Start of MATERIAL FOR THIS EXERCISE

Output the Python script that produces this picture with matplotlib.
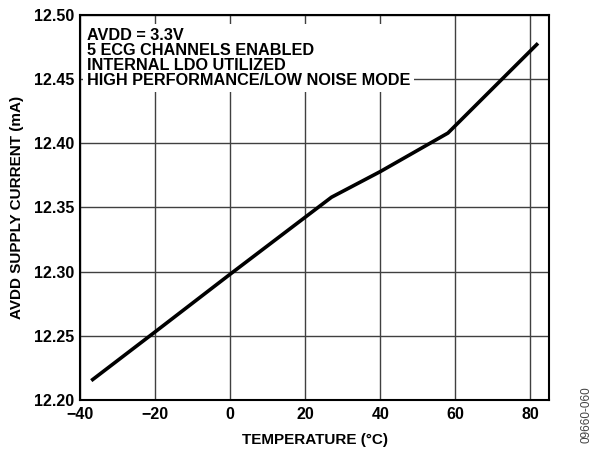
import matplotlib
matplotlib.use('Agg')
from matplotlib import pyplot as plt

plt.rcParams['font.family'] = ['Liberation Sans', 'DejaVu Sans']

temp = [-37, -20, 0, 27, 40, 58, 82]
current = [12.215, 12.253, 12.298, 12.358, 12.378, 12.408, 12.478]
xticks = [-40, -20, 0, 20, 40, 60, 80]
xticklabels = ['\u221240', '\u221220', '0', '20', '40', '60', '80']
yticks = [12.20, 12.25, 12.30, 12.35, 12.40, 12.45, 12.50]
notes = 'AVDD = 3.3V\n5 ECG CHANNELS ENABLED\nINTERNAL LDO UTILIZED\nHIGH PERFORMANCE/LOW NOISE MODE'

fig = plt.figure(figsize=(5.97, 4.57), dpi=100)
ax = fig.add_axes([0.134, 0.125, 0.786, 0.842])

ax.plot(temp, current, color='black', lw=2.6, solid_capstyle='butt', zorder=3)

ax.set_xlim(-40, 85)
ax.set_ylim(12.20, 12.50)
ax.set_xticks(xticks)
ax.set_xticklabels(xticklabels)
ax.set_yticks(yticks)
ax.set_yticklabels(['%.2f' % v for v in yticks])
ax.grid(True, color='#404040', lw=1.0)
ax.tick_params(length=0, labelsize=11.5)
ax.tick_params(axis='y', pad=4)
ax.tick_params(axis='x', pad=5)
for lab in ax.get_xticklabels() + ax.get_yticklabels():
    lab.set_fontweight('bold')
for sp in ax.spines.values():
    sp.set_linewidth(1.5)

ax.set_xlabel('TEMPERATURE (°C)', fontsize=11, fontweight='bold', labelpad=8)
ax.set_ylabel('AVDD SUPPLY CURRENT (mA)', fontsize=11, fontweight='bold', labelpad=7)

ax.text(-38.2, 12.490, notes, fontsize=11.7, fontweight='bold', va='top', ha='left',
        linespacing=1.0, zorder=4,
        bbox=dict(facecolor='white', edgecolor='none', pad=3))

fig.text(0.982, 0.03, '09660-060', rotation=90, fontsize=8.5, color='#444444',
         ha='center', va='bottom')

fig.savefig('out.png', dpi=100)
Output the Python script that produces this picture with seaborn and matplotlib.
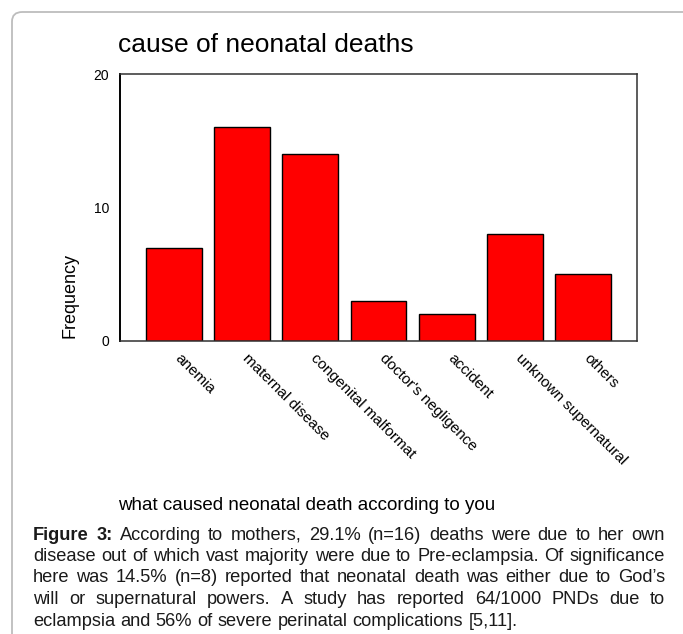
import matplotlib
matplotlib.use("Agg")
import matplotlib.pyplot as plt
import matplotlib.transforms as mtransforms
import seaborn as sns
import pandas as pd
from matplotlib.patches import FancyBboxPatch

# valeurs
causes = ["anemia", "maternal disease", "congenital malformat",
          "doctor's negligence", "accident", "unknown supernatural", "others"]
counts = [7, 16, 14, 3, 2, 8, 5]
y_ticks = [0, 10, 20]

title = "cause of neonatal deaths"
x_title = "what caused neonatal death according to you"
y_title = "Frequency"
caption_lines = [
    "According to mothers, 29.1% (n=16) deaths were due to her own",
    "disease out of which vast majority were due to Pre-eclampsia. Of significance",
    "here was 14.5% (n=8) reported that neonatal death was either due to God\u2019s",
    "will or supernatural powers. A study has reported 64/1000 PNDs due to",
    "eclampsia and 56% of severe perinatal complications [5,11].",
]

sns.set_style("white")
plt.rcParams["font.family"] = ["Liberation Sans", "DejaVu Sans"]
plt.rcParams["text.color"] = "black"
plt.rcParams["xtick.color"] = "black"
plt.rcParams["ytick.color"] = "black"

W, H = 683, 634
fig = plt.figure(figsize=(W / 100, H / 100), dpi=100)

# cadre gris arrondi
frame = FancyBboxPatch((12 / W, -0.2), 1.2, 1.2 - 12 / H,
                       boxstyle="round,pad=0,rounding_size=0.015",
                       transform=fig.transFigure, fill=False,
                       edgecolor="#bdbdbd", linewidth=1.3, clip_on=False)
fig.patches.append(frame)

ax = fig.add_axes([120 / W, 1 - 341 / H, 517 / W, 267 / H])
df = pd.DataFrame({"cause": causes, "count": counts})
sns.barplot(data=df, x="cause", y="count", color="#ff0000", saturation=1,
            edgecolor="black", linewidth=1, width=0.82, ax=ax)

ax.set_xlim(-0.79, len(causes) - 1 + 0.79)
ax.set_ylim(0, 20)
ax.set_yticks(y_ticks)
ax.set_xlabel("")
ax.set_ylabel("")
for side in ["top", "right", "bottom"]:
    ax.spines[side].set_color("#303030")
    ax.spines[side].set_linewidth(1.1)
ax.spines["left"].set_color("black")
ax.spines["left"].set_linewidth(1.4)
ax.tick_params(axis="both", direction="out", length=3, width=2, color="black")
ax.tick_params(axis="y", labelsize=10, pad=5)
ax.set_xticks(range(len(causes)))
ax.set_xticklabels(causes, rotation=-45, ha="left", va="top",
                   rotation_mode="anchor", fontsize=11)
ax.tick_params(axis="x", pad=4)
shift = mtransforms.ScaledTranslation(0.08, 0.0, fig.dpi_scale_trans)
for lab in ax.get_xticklabels():
    lab.set_transform(lab.get_transform() + shift)

fig.text(118 / W, 1 - 45 / H, title, fontsize=19, ha="left", va="center")
fig.text(70 / W, 1 - 295 / H, y_title, fontsize=13, rotation=90,
         ha="center", va="center")
fig.text(118 / W, 1 - 506 / H, x_title, fontsize=13.5, ha="left", va="center")

# légende justifiée, mot par mot
fig.canvas.draw()
renderer = fig.canvas.get_renderer()
left, right = 33, 665
line_y = [535, 556.5, 578, 599.5, 621]


def width_px(txt, size, weight="normal"):
    t = fig.text(0, 0, txt, fontsize=size, fontweight=weight)
    w = t.get_window_extent(renderer).width
    t.remove()
    return w


# taille telle que la ligne la plus dense remplisse la largeur
cap_size = 12 * (right - left) / width_px(caption_lines[1], 12) * 0.99

for i, (line, yy) in enumerate(zip(caption_lines, line_y)):
    words = line.split(" ")
    items = [(w, "normal") for w in words]
    if i == 0:
        items = [("Figure", "bold"), ("3:", "bold")] + items
    widths = [width_px(w, cap_size, wt) for w, wt in items]
    last = i == len(caption_lines) - 1
    if last:
        gap = width_px("a a", cap_size) - 2 * width_px("a", cap_size)
    else:
        gap = (right - left - sum(widths)) / (len(items) - 1)
    x = left
    for (w, wt), wd in zip(items, widths):
        fig.text(x / W, 1 - yy / H, w, fontsize=cap_size, fontweight=wt,
                 ha="left", va="center", color="#1a1a1a")
        x += wd + gap

fig.savefig("out.png", dpi=100)
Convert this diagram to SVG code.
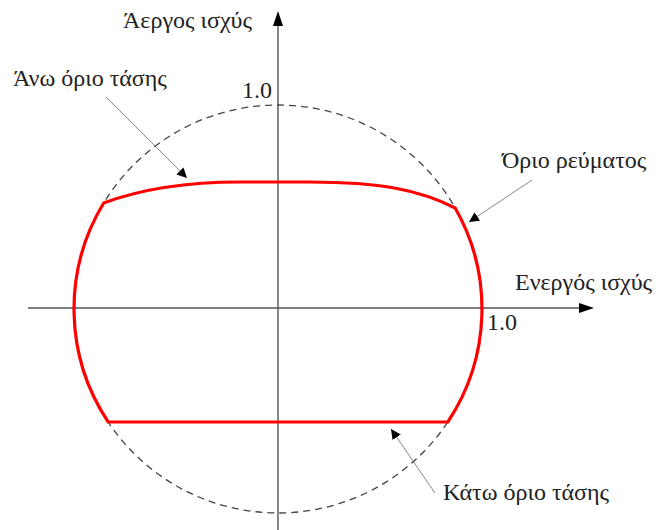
<svg xmlns="http://www.w3.org/2000/svg" width="668" height="530" viewBox="0 0 668 530">
<defs>
<style>
.axis{stroke:#555;stroke-width:1.4;fill:none}
.lead{stroke:#888;stroke-width:1;fill:none}
.circ{stroke:#444;stroke-width:1.3;fill:none;stroke-dasharray:7 5}
.lim{stroke:#ff0000;stroke-width:3.2;fill:none;stroke-linejoin:miter}
.t{font-family:"Liberation Serif","Times New Roman",serif;font-size:24px;fill:#222}
</style>
<marker id="ah" viewBox="0 0 10 10" refX="10" refY="5" markerWidth="10" markerHeight="10" markerUnits="userSpaceOnUse" orient="auto">
<path d="M0,0 L10,5 L0,10 z" fill="#000"/>
</marker>
</defs>
<rect width="668" height="530" fill="#fff"/>
<g id="connectors">
<line class="axis" x1="278" y1="530" x2="278" y2="24"/>
<path d="M278,11 L283,26 L273,26 z" fill="#000"/>
<line class="axis" x1="28" y1="308" x2="581" y2="308"/>
<path d="M594,308 L579,303 L579,313 z" fill="#000"/>
<line class="lead" x1="106" y1="97" x2="187" y2="178" marker-end="url(#ah)"/>
<line class="lead" x1="532" y1="180" x2="469" y2="222" marker-end="url(#ah)"/>
<line class="lead" x1="435" y1="493" x2="391" y2="429" marker-end="url(#ah)"/>
</g>
<g id="circle">
<circle class="circ" cx="278" cy="309" r="204"/>
</g>
<g id="limit">
<path class="lim" d="M103.7,203 Q160,182 240,182 L310,182 C380,182 420,190 455.2,208 A204,204 0 0 1 447.8,422 L108.2,422 A204,204 0 0 1 103.7,203 z"/>
</g>
<g id="labels">
<text class="t" x="123" y="28">Άεργος ισχύς</text>
<text class="t" x="13" y="86">Άνω όριο τάσης</text>
<text class="t" x="242" y="98">1.0</text>
<text class="t" x="502" y="168">Όριο ρεύματος</text>
<text class="t" x="515" y="290">Ενεργός ισχύς</text>
<text class="t" x="487" y="330">1.0</text>
<text class="t" x="443" y="500">Κάτω όριο τάσης</text>
</g>
</svg>
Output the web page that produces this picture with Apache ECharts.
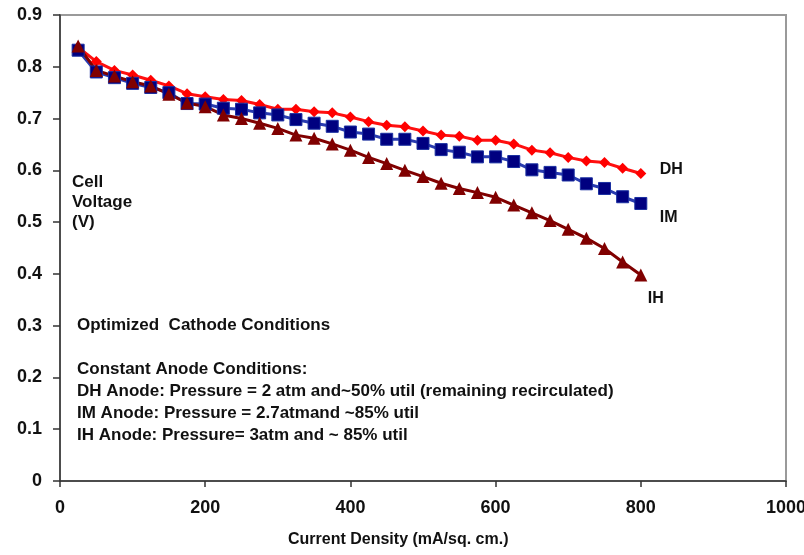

End of MATERIAL FOR THIS EXERCISE

GIVEN EXERCISE:
Repeat the lines above exactly, beginning with the one containing "Output the Python script that produces this picture with seaborn" and finishing with the one containing "from matplotlib.patches import FancyBboxPatch". No pictures belong in the copy.

EXERCISE SOLUTION:
Output the Python script that produces this picture with seaborn and matplotlib.
import matplotlib
matplotlib.use("Agg")
import matplotlib.pyplot as plt
import matplotlib.transforms as mtransforms
import seaborn as sns
import pandas as pd
from matplotlib.patches import FancyBboxPatch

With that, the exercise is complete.